──────── Collected data ────────

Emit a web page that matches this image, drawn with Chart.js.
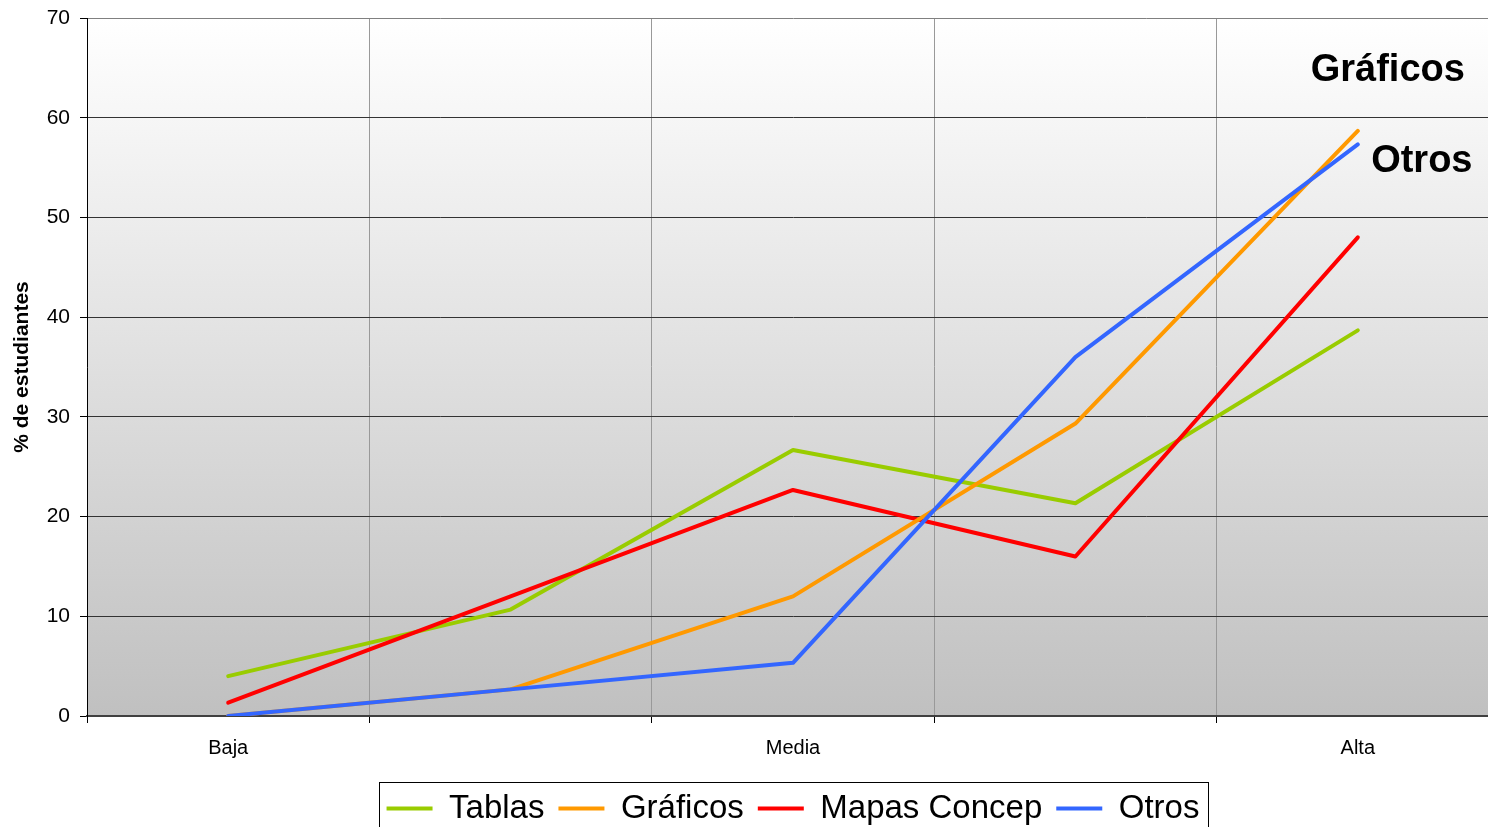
<!DOCTYPE html>
<html>
<head>
<meta charset="utf-8">
<script src="https://cdn.jsdelivr.net/npm/chart.js@4/dist/chart.umd.min.js"></script>
<style>
  html, body { margin: 0; padding: 0; background: #fff; overflow: hidden; }
  #wrap { width: 1488px; height: 827px; overflow: hidden; }
</style>
</head>
<body>
<div id="wrap"><canvas id="myChart" width="1500" height="850"></canvas></div>
<script>
var categorias = ['Baja', '', 'Media', '', 'Alta'];
var tablas = [4, 10.67, 26.67, 21.33, 38.67];
var graficos = [0, 2.67, 12, 29.33, 58.67];
var mapas = [1.33, 12, 22.67, 16, 48];
var otros = [0, 2.67, 5.33, 36, 57.33];
var yTicks = [0, 10, 20, 30, 40, 50, 60, 70];

var fuente = 'Liberation Sans, Arial, sans-serif';

// fondo degradado del area de trazado
var fondo = {
  id: 'fondo',
  beforeDraw: function(chart) {
    var a = chart.chartArea, ctx = chart.ctx;
    var g = ctx.createLinearGradient(0, a.top, 0, a.bottom);
    g.addColorStop(0, '#ffffff');
    g.addColorStop(1, '#c0c0c0');
    ctx.save();
    ctx.fillStyle = g;
    ctx.fillRect(a.left, a.top, a.right - a.left, a.bottom - a.top);
    ctx.restore();
  }
};

// leyenda centrada en el area y con marco
var marcoLeyenda = {
  id: 'marcoLeyenda',
  afterLayout: function(chart) {
    var l = chart.legend;
    l.left = chart.chartArea.left;
    l.right = chart.chartArea.right;
    l.width = l.right - l.left;
  },
  afterDraw: function(chart) {
    var hb = chart.legend.legendHitBoxes;
    if (!hb || !hb.length) return;
    var last = hb[hb.length - 1];
    var ctx = chart.ctx;
    ctx.save();
    ctx.strokeStyle = '#000';
    ctx.lineWidth = 1;
    ctx.strokeRect(Math.round(hb[0].left - 8) + 0.5, Math.round(hb[0].top - 10) + 0.5,
      Math.round(last.left + last.width - hb[0].left + 16), 80);
    ctx.restore();
  }
};

// etiquetas junto al ultimo punto
var etiquetas = {
  id: 'etiquetas',
  afterDatasetsDraw: function(chart) {
    var ctx = chart.ctx;
    var marcas = [[1, 'Gráficos', 30, -60], [3, 'Otros', 64, 17]];
    ctx.save();
    ctx.font = 'bold 38px ' + fuente;
    ctx.fillStyle = '#000';
    ctx.textAlign = 'center';
    ctx.textBaseline = 'middle';
    marcas.forEach(function(m) {
      var pts = chart.getDatasetMeta(m[0]).data;
      var p = pts[pts.length - 1];
      ctx.fillText(m[1], p.x + m[2], p.y + m[3]);
    });
    ctx.restore();
  }
};

var ctx = document.getElementById('myChart').getContext('2d');
var myChart = new Chart(ctx, {
  type: 'line',
  data: {
    labels: categorias,
    datasets: [
      { label: 'Tablas', data: tablas, borderColor: '#99cc00', backgroundColor: '#99cc00', borderWidth: 4, order: 4 },
      { label: 'Gráficos', data: graficos, borderColor: '#ff9900', backgroundColor: '#ff9900', borderWidth: 4, order: 2 },
      { label: 'Mapas Concep', data: mapas, borderColor: '#ff0000', backgroundColor: '#ff0000', borderWidth: 4, order: 3 },
      { label: 'Otros', data: otros, borderColor: '#3366ff', backgroundColor: '#3366ff', borderWidth: 4, order: 1 }
    ]
  },
  options: {
    responsive: false,
    animation: false,
    devicePixelRatio: 1,
    layout: { padding: { top: 18, left: 0, right: 1, bottom: 15 } },
    elements: {
      line: { borderWidth: 4, tension: 0, borderCapStyle: 'round', borderJoinStyle: 'round' },
      point: { radius: 0, hoverRadius: 0 }
    },
    scales: {
      x: {
        offset: true,
        grid: { color: '#999999', lineWidth: 1, tickLength: 7, tickColor: '#000', offset: true },
        border: { color: '#404040', width: 2 },
        ticks: { color: '#000', font: { family: fuente, size: 20 }, padding: 13, maxRotation: 0, autoSkip: false },
        afterFit: function(s) { s.height = 62; }
      },
      y: {
        min: 0, max: 70,
        afterBuildTicks: function(s) { s.ticks = yTicks.map(function(v) { return { value: v }; }); },
        grid: {
          color: function(c) { return c.tick && c.tick.value === 70 ? '#808080' : '#333333'; },
          lineWidth: 1, tickLength: 7, tickColor: '#000'
        },
        border: { color: '#000', width: 1 },
        ticks: { color: '#000', font: { family: fuente, size: 21 }, padding: 10 },
        title: { display: true, text: '% de estudiantes', color: '#000', font: { family: fuente, size: 21, weight: 'bold' }, padding: { top: 10, bottom: 0 } },
        afterFit: function(s) { s.width = 87; s.paddingTop = 0; s.paddingBottom = 0; }
      }
    },
    plugins: {
      legend: {
        position: 'bottom',
        labels: {
          usePointStyle: true,
          pointStyle: 'line',
          pointStyleWidth: 46,
          color: '#000',
          font: { family: fuente, size: 33 },
          padding: 14,
          sort: function(a, b) { return a.datasetIndex - b.datasetIndex; }
        }
      },
      tooltip: { enabled: false }
    }
  },
  plugins: [fondo, marcoLeyenda, etiquetas]
});
</script>
</body>
</html>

────────

-- Requirements --
Write the full listing out again with every line unchanged, but include no pictures.

-- The output --
Emit a web page that matches this image, drawn with Chart.js.
<!DOCTYPE html>
<html>
<head>
<meta charset="utf-8">
<script src="https://cdn.jsdelivr.net/npm/chart.js@4/dist/chart.umd.min.js"></script>
<style>
  html, body { margin: 0; padding: 0; background: #fff; overflow: hidden; }
  #wrap { width: 1488px; height: 827px; overflow: hidden; }
</style>
</head>
<body>
<div id="wrap"><canvas id="myChart" width="1500" height="850"></canvas></div>
<script>
var categorias = ['Baja', '', 'Media', '', 'Alta'];
var tablas = [4, 10.67, 26.67, 21.33, 38.67];
var graficos = [0, 2.67, 12, 29.33, 58.67];
var mapas = [1.33, 12, 22.67, 16, 48];
var otros = [0, 2.67, 5.33, 36, 57.33];
var yTicks = [0, 10, 20, 30, 40, 50, 60, 70];

var fuente = 'Liberation Sans, Arial, sans-serif';

// fondo degradado del area de trazado
var fondo = {
  id: 'fondo',
  beforeDraw: function(chart) {
    var a = chart.chartArea, ctx = chart.ctx;
    var g = ctx.createLinearGradient(0, a.top, 0, a.bottom);
    g.addColorStop(0, '#ffffff');
    g.addColorStop(1, '#c0c0c0');
    ctx.save();
    ctx.fillStyle = g;
    ctx.fillRect(a.left, a.top, a.right - a.left, a.bottom - a.top);
    ctx.restore();
  }
};

// leyenda centrada en el area y con marco
var marcoLeyenda = {
  id: 'marcoLeyenda',
  afterLayout: function(chart) {
    var l = chart.legend;
    l.left = chart.chartArea.left;
    l.right = chart.chartArea.right;
    l.width = l.right - l.left;
  },
  afterDraw: function(chart) {
    var hb = chart.legend.legendHitBoxes;
    if (!hb || !hb.length) return;
    var last = hb[hb.length - 1];
    var ctx = chart.ctx;
    ctx.save();
    ctx.strokeStyle = '#000';
    ctx.lineWidth = 1;
    ctx.strokeRect(Math.round(hb[0].left - 8) + 0.5, Math.round(hb[0].top - 10) + 0.5,
      Math.round(last.left + last.width - hb[0].left + 16), 80);
    ctx.restore();
  }
};

// etiquetas junto al ultimo punto
var etiquetas = {
  id: 'etiquetas',
  afterDatasetsDraw: function(chart) {
    var ctx = chart.ctx;
    var marcas = [[1, 'Gráficos', 30, -60], [3, 'Otros', 64, 17]];
    ctx.save();
    ctx.font = 'bold 38px ' + fuente;
    ctx.fillStyle = '#000';
    ctx.textAlign = 'center';
    ctx.textBaseline = 'middle';
    marcas.forEach(function(m) {
      var pts = chart.getDatasetMeta(m[0]).data;
      var p = pts[pts.length - 1];
      ctx.fillText(m[1], p.x + m[2], p.y + m[3]);
    });
    ctx.restore();
  }
};

var ctx = document.getElementById('myChart').getContext('2d');
var myChart = new Chart(ctx, {
  type: 'line',
  data: {
    labels: categorias,
    datasets: [
      { label: 'Tablas', data: tablas, borderColor: '#99cc00', backgroundColor: '#99cc00', borderWidth: 4, order: 4 },
      { label: 'Gráficos', data: graficos, borderColor: '#ff9900', backgroundColor: '#ff9900', borderWidth: 4, order: 2 },
      { label: 'Mapas Concep', data: mapas, borderColor: '#ff0000', backgroundColor: '#ff0000', borderWidth: 4, order: 3 },
      { label: 'Otros', data: otros, borderColor: '#3366ff', backgroundColor: '#3366ff', borderWidth: 4, order: 1 }
    ]
  },
  options: {
    responsive: false,
    animation: false,
    devicePixelRatio: 1,
    layout: { padding: { top: 18, left: 0, right: 1, bottom: 15 } },
    elements: {
      line: { borderWidth: 4, tension: 0, borderCapStyle: 'round', borderJoinStyle: 'round' },
      point: { radius: 0, hoverRadius: 0 }
    },
    scales: {
      x: {
        offset: true,
        grid: { color: '#999999', lineWidth: 1, tickLength: 7, tickColor: '#000', offset: true },
        border: { color: '#404040', width: 2 },
        ticks: { color: '#000', font: { family: fuente, size: 20 }, padding: 13, maxRotation: 0, autoSkip: false },
        afterFit: function(s) { s.height = 62; }
      },
      y: {
        min: 0, max: 70,
        afterBuildTicks: function(s) { s.ticks = yTicks.map(function(v) { return { value: v }; }); },
        grid: {
          color: function(c) { return c.tick && c.tick.value === 70 ? '#808080' : '#333333'; },
          lineWidth: 1, tickLength: 7, tickColor: '#000'
        },
        border: { color: '#000', width: 1 },
        ticks: { color: '#000', font: { family: fuente, size: 21 }, padding: 10 },
        title: { display: true, text: '% de estudiantes', color: '#000', font: { family: fuente, size: 21, weight: 'bold' }, padding: { top: 10, bottom: 0 } },
        afterFit: function(s) { s.width = 87; s.paddingTop = 0; s.paddingBottom = 0; }
      }
    },
    plugins: {
      legend: {
        position: 'bottom',
        labels: {
          usePointStyle: true,
          pointStyle: 'line',
          pointStyleWidth: 46,
          color: '#000',
          font: { family: fuente, size: 33 },
          padding: 14,
          sort: function(a, b) { return a.datasetIndex - b.datasetIndex; }
        }
      },
      tooltip: { enabled: false }
    }
  },
  plugins: [fondo, marcoLeyenda, etiquetas]
});
</script>
</body>
</html>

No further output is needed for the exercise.